▶ PROMPT:
Leave out the pictures and set down exactly the lines from the start of the listing through the one with "(5.5,6.5) -- (615,6.5);", both included.

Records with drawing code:
start
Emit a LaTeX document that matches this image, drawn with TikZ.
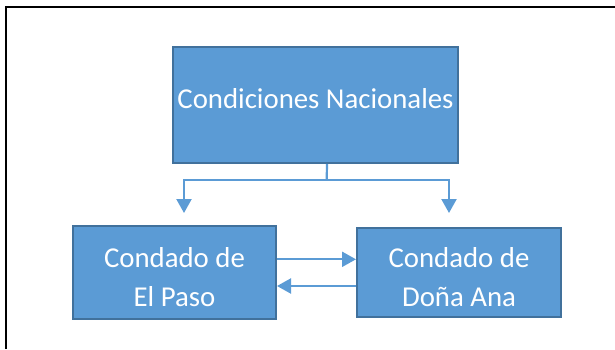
\documentclass[tikz,border=0pt]{standalone}
\usepackage{fontspec}
\setmainfont{Carlito}
\usetikzlibrary{arrows.meta}
\usetikzlibrary{positioning}
\usetikzlibrary{calc}
\definecolor{azul}{RGB}{91,155,213}
\definecolor{borde}{RGB}{65,113,156}
\tikzset{
  caja/.style={draw=borde, fill=azul, line width=2pt, text=white, align=center,
    font=\fontsize{28.8}{39}\selectfont},
  flecha/.style={draw=azul, line width=2.2pt, -{Triangle[width=15pt,length=14pt]}},
}
\begin{document}
\begin{tikzpicture}[x=1pt,y=-1pt]
  \useasboundingbox (0,0) rectangle (615,349);

  %marco
  \draw[line width=2pt] (5.5,349) -- (5.5,6.5) -- (615,6.5);

  %cajas
  \node[caja, minimum width=285pt, minimum height=116pt, text height=20pt, text depth=14pt] (nac) at (315.5,105) {Condiciones Nacionales};
    \foreach \x/\w/\h/\txt/\name in {174.5/203/93/El Paso/ep, 459/204/89/Doña Ana/da}{
      \node[caja, minimum width=\w pt, minimum height=\h pt, text height=68pt, text depth=0pt] (\name) at (\x,272.5) {Condado de\\\txt};
    }

  %conectores
  \coordinate (ramal) at (326.7,180);
  \coordinate (puntaizq) at (184,213);
  \coordinate (puntader) at (449,213);
  \draw[azul, line width=2.2pt] ($(nac.south)+(11.5,0)$) -- (ramal);
  \draw[flecha] (ramal) -| (puntaizq);
  \draw[flecha] (ramal) -| (puntader);

  \draw[flecha] ([yshift=13.2pt]ep.east) -- ([yshift=13.2pt]ep.east -| da.west);
  \draw[flecha] ([yshift=-13.5pt]da.west) -- ([yshift=-13.5pt]da.west -| ep.east);

\end{tikzpicture}
\end{document}
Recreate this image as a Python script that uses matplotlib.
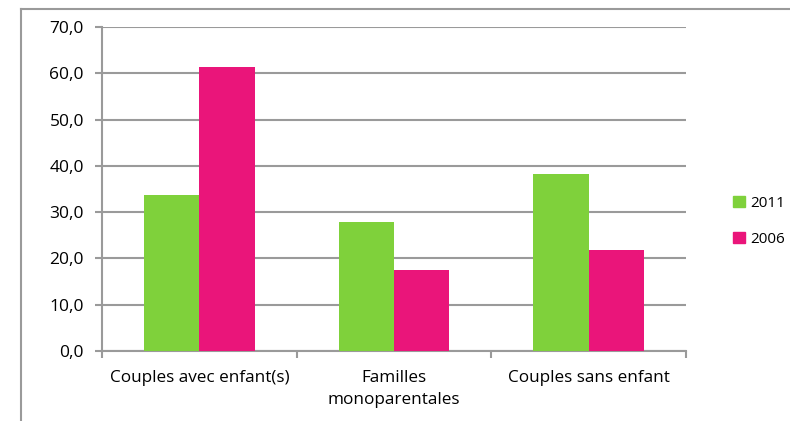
import matplotlib
matplotlib.use("Agg")
import matplotlib.pyplot as plt
from matplotlib.lines import Line2D
from matplotlib.patches import Patch
import numpy as np

categories = ["Couples avec enfant(s)", "Familles\nmonoparentales", "Couples sans enfant"]
series_names = ["2011", "2006"]
values_2011 = [33.7, 27.9, 38.2]
values_2006 = [61.3, 17.6, 21.9]
yticks = [0, 10, 20, 30, 40, 50, 60, 70]
ytick_labels = ["0,0", "10,0", "20,0", "30,0", "40,0", "50,0", "60,0", "70,0"]

green = "#7FD13B"
pink = "#EA157A"
grid_c = "#9A9A9A"

plt.rcParams['font.family'] = ['Open Sans', 'DejaVu Sans']

fig = plt.figure(figsize=(7.9, 4.21), dpi=100)
ax = fig.add_axes([102/790, 1-351/421, 584/790, 324/421])

x = np.arange(len(categories))
w = 0.285
ax.bar(x - w/2, values_2011, w, color=green, zorder=3, label=series_names[0])
ax.bar(x + w/2, values_2006, w, color=pink, zorder=3, label=series_names[1])

ax.set_xlim(-0.5, 2.5)
ax.set_ylim(0, 70)
ax.set_yticks(yticks)
ax.set_yticklabels(ytick_labels, fontsize=12.5)
ax.yaxis.grid(True, color=grid_c, linewidth=1.5, zorder=0)
ax.set_axisbelow(True)

ax.set_xticks(x)
ax.set_xticklabels(categories, fontsize=12.3, linespacing=1.45)
ax.tick_params(axis='x', length=0, pad=14)
ax.set_xticks([-0.5, 0.5, 1.5, 2.5], minor=True)
ax.tick_params(axis='x', which='minor', length=5, width=1.5, color=grid_c, direction='out')
ax.tick_params(axis='y', length=5, width=1.5, color=grid_c, direction='out', pad=8)

for s in ['top', 'right']:
    ax.spines[s].set_visible(False)
for s in ['left', 'bottom']:
    ax.spines[s].set_color(grid_c)
    ax.spines[s].set_linewidth(1.5)

handles = [Patch(color=green), Patch(color=pink)]
fig.legend(handles, series_names, loc='upper left', bbox_to_anchor=(719/790, 1-182/421),
           frameon=False, fontsize=11, handlelength=0.8, handleheight=0.8,
           handletextpad=0.35, labelspacing=1.35)

# chart frame
fig.add_artist(Line2D([21/790, 21/790], [0, 1-9/421], color=grid_c, linewidth=1.5, transform=fig.transFigure))
fig.add_artist(Line2D([21/790, 1], [1-9/421, 1-9/421], color=grid_c, linewidth=1.5, transform=fig.transFigure))

fig.savefig("out.png", dpi=100)
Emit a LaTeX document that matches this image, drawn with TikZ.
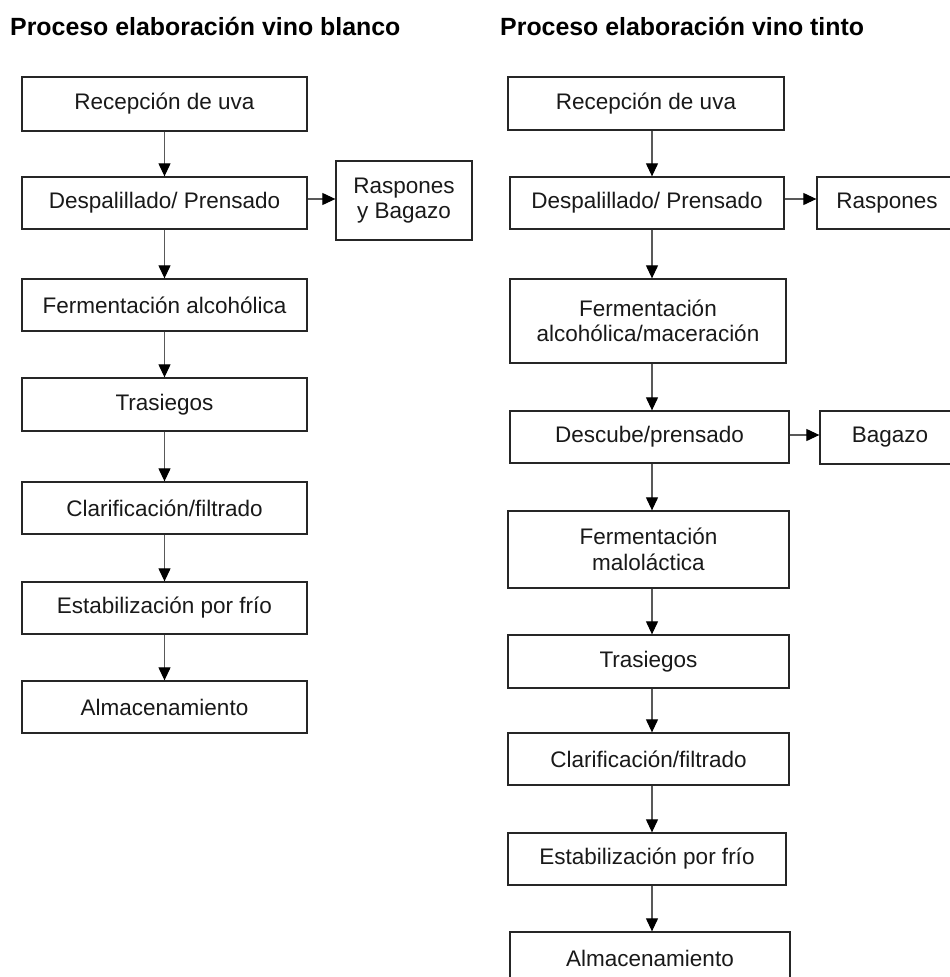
\documentclass[tikz,border=0pt]{standalone}
\usepackage{fontspec}
\setmainfont{Liberation Sans}
\usetikzlibrary{arrows.meta}
\tikzset{
  box/.style={draw=black!85, line width=1.3pt, rectangle, inner sep=0pt, align=center,
    font=\fontsize{22.5}{25.5}\selectfont, text=black!90},
  arr/.style={draw=black!65, line width=1.1pt, -{Triangle[length=13pt,width=12pt,color=black,fill=black]}},
  ttl/.style={anchor=base west, inner sep=0pt, font=\fontsize{24.9}{28}\selectfont\bfseries},
}
\newcommand{\bx}[7]{\node[box, minimum width=#3pt, minimum height=#4pt] (#1) at (#5,#6) {#7};}
\begin{document}
\begin{tikzpicture}[x=1pt,y=-1pt]
\useasboundingbox[fill=white] (0,0) rectangle (950,977);
% titles
\node[ttl] (t1) at (10,35) {Proceso elaboración vino blanco};
\node[ttl] (t2) at (500,35) {Proceso elaboración vino tinto};
% left column (x 22..307)
\bx{a1}{}{285}{54}{164.5}{104}{Recepción de uva}
\bx{a2}{}{285}{52}{164.5}{203}{Despalillado/ Prensado}
\bx{a3}{}{285}{52}{164.5}{305}{Fermentación alcohólica}
\bx{a4}{}{285}{53}{164.5}{404.5}{Trasiegos}
\bx{a5}{}{285}{52}{164.5}{508}{Clarificación/filtrado}
\bx{a6}{}{285}{52}{164.5}{608}{Estabilización por frío}
\bx{a7}{}{285}{52}{164.5}{707}{Almacenamiento}
\bx{ar}{}{136}{79}{404}{200.5}{Raspones\\y Bagazo}
% right column
\coordinate (rx) at (652,0);
\bx{b1}{}{276}{53}{646}{103.5}{Recepción de uva}
\bx{b2}{}{274}{52}{647}{203}{Despalillado/ Prensado}
\bx{b3}{}{276}{84}{648}{321}{Fermentación\\alcohólica/maceración}
\bx{b4}{}{279}{52}{649.5}{437}{Descube/prensado}
\bx{b5}{}{281}{77}{648.5}{549.5}{Fermentación\\maloláctica}
\bx{b6}{}{281}{53}{648.5}{661.5}{Trasiegos}
\bx{b7}{}{281}{52}{648.5}{759}{Clarificación/filtrado}
\bx{b8}{}{278}{52}{647}{859}{Estabilización por frío}
\bx{b9}{}{280}{52}{650}{958}{Almacenamiento}
\bx{br}{}{140}{52}{887}{203}{Raspones}
\bx{bb}{}{140}{53}{890}{437.5}{Bagazo}
% left arrows
\draw[arr] (a1.south) -- (a2.north);
\draw[arr] (a2.south) -- (a3.north);
\draw[arr] (a3.south) -- (a4.north);
\draw[arr] (a4.south) -- (a5.north);
\draw[arr] (a5.south) -- (a6.north);
\draw[arr] (a6.south) -- (a7.north);
\draw[arr] (a2.east |- 0,199) -- (ar.west |- 0,199);
% right arrows
\draw[arr] (b1.south -| rx) -- (b2.north -| rx);
\draw[arr] (b2.south -| rx) -- (b3.north -| rx);
\draw[arr] (b3.south -| rx) -- (b4.north -| rx);
\draw[arr] (b4.south -| rx) -- (b5.north -| rx);
\draw[arr] (b5.south -| rx) -- (b6.north -| rx);
\draw[arr] (b6.south -| rx) -- (b7.north -| rx);
\draw[arr] (b7.south -| rx) -- (b8.north -| rx);
\draw[arr] (b8.south -| rx) -- (b9.north -| rx);
\draw[arr] (b2.east |- 0,199) -- (br.west |- 0,199);
\draw[arr] (b4.east |- 0,435) -- (bb.west |- 0,435);
\end{tikzpicture}
\end{document}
end
▶ SOLUTION BELOW:
Emit a LaTeX document that matches this image, drawn with TikZ.
\documentclass[tikz,border=0pt]{standalone}
\usepackage{fontspec}
\setmainfont{Carlito}
\usetikzlibrary{arrows.meta}
\usetikzlibrary{positioning}
\usetikzlibrary{calc}
\definecolor{azul}{RGB}{91,155,213}
\definecolor{borde}{RGB}{65,113,156}
\tikzset{
  caja/.style={draw=borde, fill=azul, line width=2pt, text=white, align=center,
    font=\fontsize{28.8}{39}\selectfont},
  flecha/.style={draw=azul, line width=2.2pt, -{Triangle[width=15pt,length=14pt]}},
}
\begin{document}
\begin{tikzpicture}[x=1pt,y=-1pt]
  \useasboundingbox (0,0) rectangle (615,349);

  %marco
  \draw[line width=2pt] (5.5,349) -- (5.5,6.5) -- (615,6.5);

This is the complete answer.